There was a time in my life where having the kind of sex I desired and used to have was impossible for me because all I felt was searing pain in my vulva, vagina, and pelvis. I was crushed. This overlapped with having my double mastectomy surgery. There I was at 25, cutting off my breasts and with a vagina that felt broken. I was devastated. I felt completely shut down, cut off from my body and my sexuality.

All I felt was pain. Physically, emotionally, mentally. If someone had told me to, “reach for pleasure” I would have smacked them. My vagina felt like it had packed a suitcase and taken off to a faraway island.

At the time, nobody my age was talking about painful sex. Or inability to have sex. Nobody around me was saying, “Yeah I’ve been through some serious trauma and I feel cut off from my body and sexually shut down.”

I did not know where to turn so I spent a long time suffering silently, mired in shame.

Wondering why this was happening. Angry and confused. Scared my partner would leave me. It took me a lot of time to get support. Pelvic floor physical therapy was a life saver and I also began exploring holistic sexual practices and ways of gently getting back into my body. I went to therapy. And I began exploring what a new definition of pleasure could be like for me, a person navigating a lot of pain.

Here’s what helped me.

1.Find Ways to Connect to Pleasure Outside of Sex

First, I took sex off the table. I took the pressure off. It was too scary and it felt impossible to reconnect with pleasure in the world of sex. I needed to learn how to relate to pleasure outside of just sex.

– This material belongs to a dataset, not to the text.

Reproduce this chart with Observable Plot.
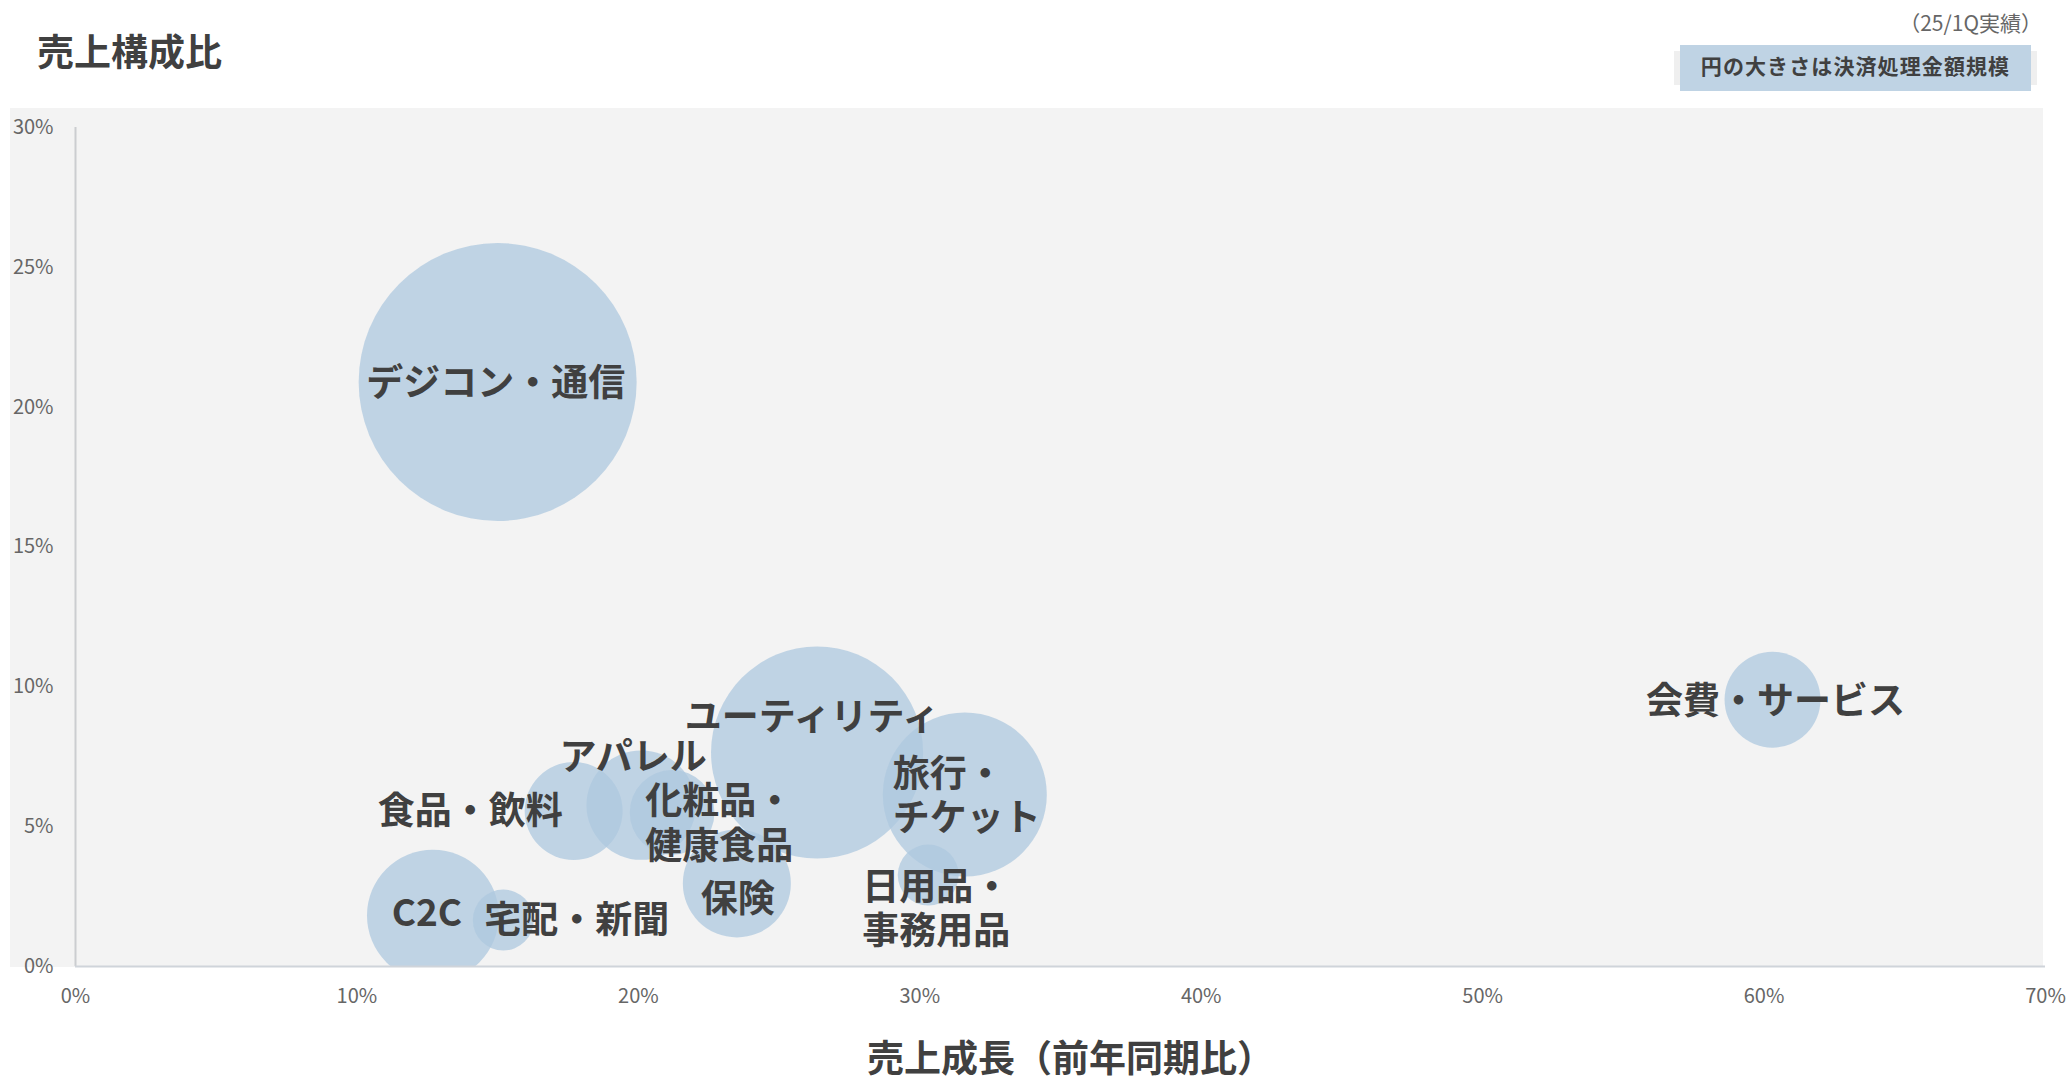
<!DOCTYPE html>
<html>
<head>
<meta charset="utf-8">
<script src="https://cdn.jsdelivr.net/npm/d3@7"></script>
<script src="https://cdn.jsdelivr.net/npm/@observablehq/plot@0.6"></script>
<style>
  html, body { margin: 0; padding: 0; background: #ffffff; }
  body { width: 2069px; height: 1079px; overflow: hidden; font-family: "Noto Sans CJK JP", "Noto Sans", sans-serif; }
  #header { position: relative; width: 2069px; height: 108px; }
  #title { position: absolute; left: 37px; top: 32px; font-size: 37px; line-height: 37px; font-weight: 700; color: #404040; white-space: nowrap; }
  #period { position: absolute; right: 27px; top: 10px; font-size: 21px; line-height: 24px; color: #666666; white-space: nowrap; }
  #legendShadow { position: absolute; left: 1674px; top: 51px; width: 363px; height: 34px; background: #efefef; }
  #legend { position: absolute; left: 1680px; top: 45px; width: 351px; height: 46px; background: #bfd3e4; color: #404040; font-size: 21px; font-weight: 700; letter-spacing: 1.1px; line-height: 40px; text-align: center; white-space: nowrap; }
  #chartWrap { position: relative; width: 2069px; height: 971px; }
  #panel { position: absolute; left: 10px; top: 0px; width: 2033px; height: 859px; background: #f3f3f3; }
  #chart { position: absolute; left: 0; top: 0; }
</style>
</head>
<body>
<div id="header">
  <div id="title">売上構成比</div>
  <div id="period">（25/1Q実績）</div>
  <div id="legendShadow"></div>
  <div id="legend">円の大きさは決済処理金額規模</div>
</div>
<div id="chartWrap">
  <div id="panel"></div>
  <div id="chart"></div>
</div>
<script>
// ---- data ----
const categories = ["デジコン・通信", "ユーティリティ", "旅行・チケット", "会費・サービス", "C2C", "宅配・新聞", "食品・飲料", "アパレル", "化粧品・健康食品", "保険", "日用品・事務用品"];
const labels = ["デジコン・通信", "ユーティリティ", "旅行・\nチケット", "会費・サービス", "C2C", "宅配・新聞", "食品・飲料", "アパレル", "化粧品・\n健康食品", "保険", "日用品・\n事務用品"];
const growth = [0.150, 0.2635, 0.316, 0.603, 0.127, 0.152, 0.177, 0.201, 0.212, 0.235, 0.303]; // 売上成長（前年同期比）
const share = [0.209, 0.0765, 0.0615, 0.0954, 0.0182, 0.0166, 0.0556, 0.0577, 0.0551, 0.0297, 0.0327]; // 売上構成比
const volume = [100, 58.2, 34.8, 11.9, 22.5, 4.8, 12.4, 15.5, 9.3, 15.1, 4.8]; // 決済処理金額規模（相対）
const xTicks = [0, 0.1, 0.2, 0.3, 0.4, 0.5, 0.6, 0.7];
const yTicks = [0, 0.05, 0.10, 0.15, 0.20, 0.25, 0.30];
const xTitle = "売上成長（前年同期比）";

const table = categories.map((c, i) => ({category: c, label: labels[i], growth: growth[i], share: share[i], volume: volume[i]}));

// label placement (layout only)
const labelLayout = {
  "デジコン・通信": {anchor: "middle", dx: -2, dy: 0},
  "ユーティリティ": {anchor: "middle", dx: -5, dy: -37},
  "旅行・チケット": {anchor: "start", dx: -72, dy: 0},
  "会費・サービス": {anchor: "middle", dx: 3, dy: 0},
  "C2C": {anchor: "middle", dx: -6, dy: -4},
  "宅配・新聞": {anchor: "start", dx: -19, dy: -1},
  "食品・飲料": {anchor: "end", dx: -11, dy: -1},
  "アパレル": {anchor: "middle", dx: -8, dy: -49},
  "化粧品・健康食品": {anchor: "start", dx: -27, dy: 10},
  "保険": {anchor: "middle", dx: 1, dy: 14},
  "日用品・事務用品": {anchor: "start", dx: -66, dy: 33}
};

const labelMarks = table.map(d => {
  const L = labelLayout[d.category];
  return Plot.text(table.filter(e => e.category === d.category), {
    x: "growth", y: "share", text: "label",
    textAnchor: L.anchor, dx: L.dx, dy: L.dy,
    fontSize: 37, fontWeight: 700, fill: "#404040", lineHeight: 1.19
  });
});

const pct = d3.format(".0%");

const chart = Plot.plot({
  width: 2069,
  height: 992,
  marginLeft: 75,
  marginRight: 24,
  marginTop: 19,
  marginBottom: 134,
  style: {background: "transparent", color: "#666666", fontFamily: "'Noto Sans CJK JP', 'Noto Sans', sans-serif"},
  x: {domain: [0, 0.7]},
  y: {domain: [0, 0.3]},
  r: {domain: [0, 100], range: [0, 139]},
  marks: [
    Plot.dot(table, {x: "growth", y: "share", r: "volume", fill: "#aec8df", fillOpacity: 0.75, stroke: "none", clip: true}),
    Plot.ruleX([0], {stroke: "#cbcdd0", strokeWidth: 2}),
    Plot.ruleY([0], {stroke: "#cfd4da", strokeWidth: 2}),
    Plot.axisX({ticks: xTicks, tickFormat: pct, tickSize: 0, tickPadding: 22, fontSize: 20, label: null}),
    Plot.axisY({ticks: yTicks, tickFormat: pct, tickSize: 0, tickPadding: 22, fontSize: 20, label: null}),
    ...labelMarks,
    Plot.text([xTitle], {frameAnchor: "bottom", text: d => d, dx: 10, dy: 105, fontSize: 37, fontWeight: 700, fill: "#404040"})
  ]
});
document.getElementById("chart").appendChild(chart);
</script>
</body>
</html>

And here’s where the magic is: pleasure is not only available to us during sex. Not even close. And when I stopped making pleasure and sex interchangeable things, I started to find pleasure in the tiniest things in my daily life.

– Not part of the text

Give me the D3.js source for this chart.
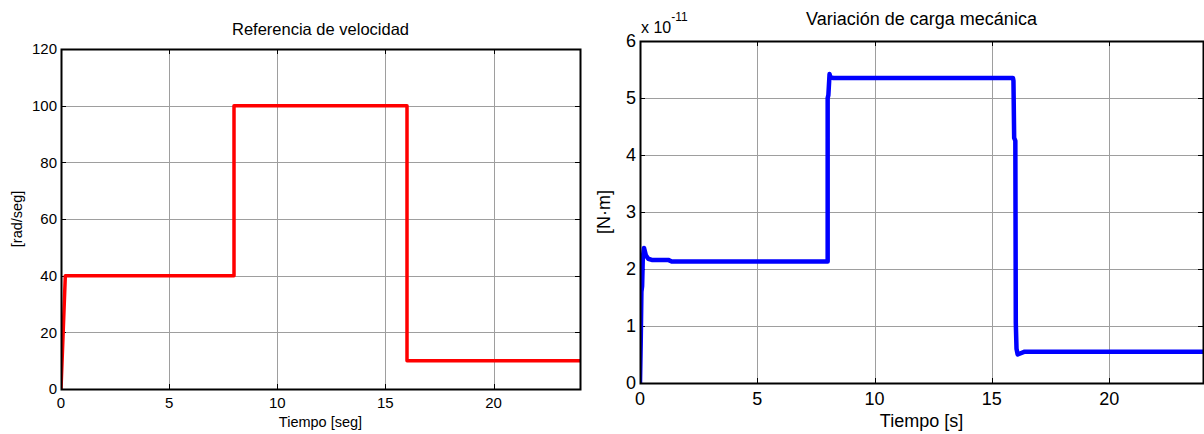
<!DOCTYPE html>
<html>
<head>
<meta charset="utf-8">
<script src="https://cdn.jsdelivr.net/npm/d3@7"></script>
<style>
  body { margin: 0; background: #fff; }
  svg { display: block; font-family: "Liberation Sans", Arial, sans-serif; }
  .grid line { stroke: #9e9e9e; stroke-width: 1; }
</style>
</head>
<body>
<svg id="chart" width="1204" height="434"></svg>
<script>
// velocity reference (left)
const velTime = [0, 0.1, 0.2, 8.0, 8.0, 16.0, 16.0, 24];
const velValue = [0, 20, 40, 40, 100, 100, 10, 10];
const velXTicks = [0, 5, 10, 15, 20];
const velYTicks = [0, 20, 40, 60, 80, 100, 120];

// mechanical load (right), values in units of 1e-11
const loadTime = [0, 0.03, 0.06, 0.09, 0.12, 0.17, 0.25, 0.35, 0.5, 1.2, 1.35, 8.0,
  8.0, 8.03, 8.08, 8.12, 8.25, 15.9, 15.92, 15.95, 16.0, 16.02, 16.05, 16.1, 16.4, 24];
const loadValue = [0, 0.7, 1.6, 1.7, 2.2, 2.37, 2.24, 2.18, 2.16, 2.16, 2.13, 2.13,
  5.0, 5.05, 5.42, 5.36, 5.35, 5.35, 5.3, 4.3, 4.25, 1.05, 0.6, 0.5, 0.55, 0.55];
const loadXTicks = [0, 5, 10, 15, 20];
const loadYTicks = [0, 1, 2, 3, 4, 5, 6];

const svg = d3.select("#chart");

function drawPanel(p) {
  const x = d3.scaleLinear().domain([0, 24]).range([p.left, p.right]);
  const y = d3.scaleLinear().domain(p.yDomain).range([p.bottom, p.top]);
  const g = svg.append("g");

  // grid
  const grid = g.append("g").attr("class", "grid");
  grid.selectAll(".gx").data(p.xTicks.filter(t => t > 0)).enter().append("line")
    .attr("x1", d => Math.round(x(d)) + 0.5).attr("x2", d => Math.round(x(d)) + 0.5)
    .attr("y1", p.top).attr("y2", p.bottom);
  grid.selectAll(".gy").data(p.yTicks.filter(t => t > p.yDomain[0] && t < p.yDomain[1])).enter().append("line")
    .attr("y1", d => Math.round(y(d)) + 0.5).attr("y2", d => Math.round(y(d)) + 0.5)
    .attr("x1", p.left).attr("x2", p.right);

  // inner ticks on all four sides
  const tk = g.append("g").attr("stroke", "#000").attr("stroke-width", 1);
  p.xTicks.forEach(t => {
    const xx = Math.round(x(t)) + 0.5;
    tk.append("line").attr("x1", xx).attr("x2", xx).attr("y1", p.bottom).attr("y2", p.bottom - 5);
    tk.append("line").attr("x1", xx).attr("x2", xx).attr("y1", p.top).attr("y2", p.top + 5);
  });
  p.yTicks.forEach(t => {
    const yy = Math.round(y(t)) + 0.5;
    tk.append("line").attr("y1", yy).attr("y2", yy).attr("x1", p.left).attr("x2", p.left + 5);
    tk.append("line").attr("y1", yy).attr("y2", yy).attr("x1", p.right).attr("x2", p.right - 5);
  });

  // data line
  const clipId = "clip" + p.id;
  svg.append("clipPath").attr("id", clipId).append("rect")
    .attr("x", p.left).attr("y", p.top - 4).attr("width", p.right - p.left).attr("height", p.bottom - p.top + 4);
  const line = d3.line().x((d, i) => x(p.time[i])).y(d => y(d));
  g.append("path")
    .datum(p.values)
    .attr("clip-path", "url(#" + clipId + ")")
    .attr("d", line)
    .attr("fill", "none")
    .attr("stroke", p.color)
    .attr("stroke-width", p.lineWidth)
    .attr("stroke-linejoin", "round");

  // box
  g.append("rect")
    .attr("x", p.left + 0.5).attr("y", p.top + 0.5)
    .attr("width", p.right - p.left).attr("height", p.bottom - p.top)
    .attr("fill", "none").attr("stroke", "#000").attr("stroke-width", 2);

  // tick labels
  g.selectAll(".xl").data(p.xTicks).enter().append("text")
    .attr("x", d => x(d)).attr("y", p.xLabelY)
    .attr("text-anchor", "middle").attr("font-size", p.tickSize).text(d => d);
  g.selectAll(".yl").data(p.yTicks).enter().append("text")
    .attr("x", p.left - 4).attr("y", d => y(d) + p.tickSize * 0.36)
    .attr("text-anchor", "end").attr("font-size", p.tickSize).text(d => d);

  // titles
  g.append("text").attr("x", (p.left + p.right) / 2).attr("y", p.titleY)
    .attr("text-anchor", "middle").attr("font-size", p.titleSize).text(p.title);
  g.append("text").attr("x", (p.left + p.right) / 2).attr("y", p.xTitleY)
    .attr("text-anchor", "middle").attr("font-size", p.labelSize).text(p.xTitle);
  g.append("text")
    .attr("transform", "translate(" + p.yTitleX + "," + ((p.top + p.bottom) / 2) + ") rotate(-90)")
    .attr("text-anchor", "middle").attr("font-size", p.labelSize).text(p.yTitle);
  return g;
}

drawPanel({
  id: "vel", left: 61, right: 580, top: 49, bottom: 389,
  yDomain: [0, 120], xTicks: velXTicks, yTicks: velYTicks,
  time: velTime, values: velValue, color: "#ff0000", lineWidth: 3.5,
  tickSize: 15, titleSize: 16.5, labelSize: 14.5,
  xLabelY: 408, titleY: 35, xTitleY: 427, yTitleX: 22,
  title: "Referencia de velocidad", xTitle: "Tiempo [seg]", yTitle: "[rad/seg]"
});

const right = drawPanel({
  id: "load", left: 640, right: 1203, top: 41, bottom: 383,
  yDomain: [0, 6], xTicks: loadXTicks, yTicks: loadYTicks,
  time: loadTime, values: loadValue, color: "#0000ff", lineWidth: 4.5,
  tickSize: 18, titleSize: 18, labelSize: 18,
  xLabelY: 405, titleY: 25, xTitleY: 427, yTitleX: 610,
  title: "Variación de carga mecánica", xTitle: "Tiempo [s]", yTitle: "[N·m]"
});

// exponent label
const ex = right.append("text").attr("x", 641).attr("y", 33).attr("font-size", 16);
ex.append("tspan").text("x 10");
ex.append("tspan").attr("dy", -12).attr("font-size", 12).text("-11");
</script>
</body>
</html>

I found pleasure in the morning when I would open the blinds and the sun would peak through my window. In listening to a song and letting my body sway, shake, then dance wildly. In laughing really fucking hard with a friend over something completely inappropriate. In drinking a big glass of water out of my favorite cup. In driving with my windows down and letting the wind caress my skin. In the way my loved ones eyes would light up when they looked at me. In the scent of my favorite lotion as I rubbed it over my inflamed, aching body.

I learned that for me, pleasure means two primary things, and they are both quite simple. First, pleasure means connection. Feeling connected with people I care about and with the world around me. I reach for this connection by spending time with people I love deeply and by going out into the world, even if it’s just a short walk or time staring at a beautiful tree.

2. Tune Into the Five Senses

The second primary way I define pleasure is as anything that activates my senses: sight, smell, touch, taste, and sound. When my senses come online, when I pay attention to the way my food tastes or the softness of the blanket on my skin, I’m able to tap into feeling pleasure.

Tuning into my senses helps me to feel more and notice the world around me. Instead of rushing through a moment to get to the next one, I’m present. And in that presence, I notice magic all around me in the simplest of things.

3. Regularly Check in with Yourself

None of this bypasses the very real pain I’ve experienced and still do. On really hard days, I don’t force myself to reach for pleasure in these ways. Instead, I think of pleasure as asking myself: What can I do right now that will make me feel 2 percent less shitty? And then I do that.

These things are simple but that doesn’t make them easy. In a culture that prioritizes productivity and makes us feel bad for resting, reaching for pleasure can feel like an unnecessary indulgence. But it’s not. Reaching for pleasure, cultivating your own definition of it and relationship to it is radical. It’s radical self-care. It’s a way to tune into your own vitality and aliveness. It can buoy us in very low moments. It gets to exist alongside pain and trauma and all the life things.

And of course, it gets to exist as a part of sex and our sexuality. But it’s not the only place it lives. You get to define it for yourself and explore what it could mean for you.

And know that no matter what, I want you to know that you deserve pleasure. And you deserve it on your terms.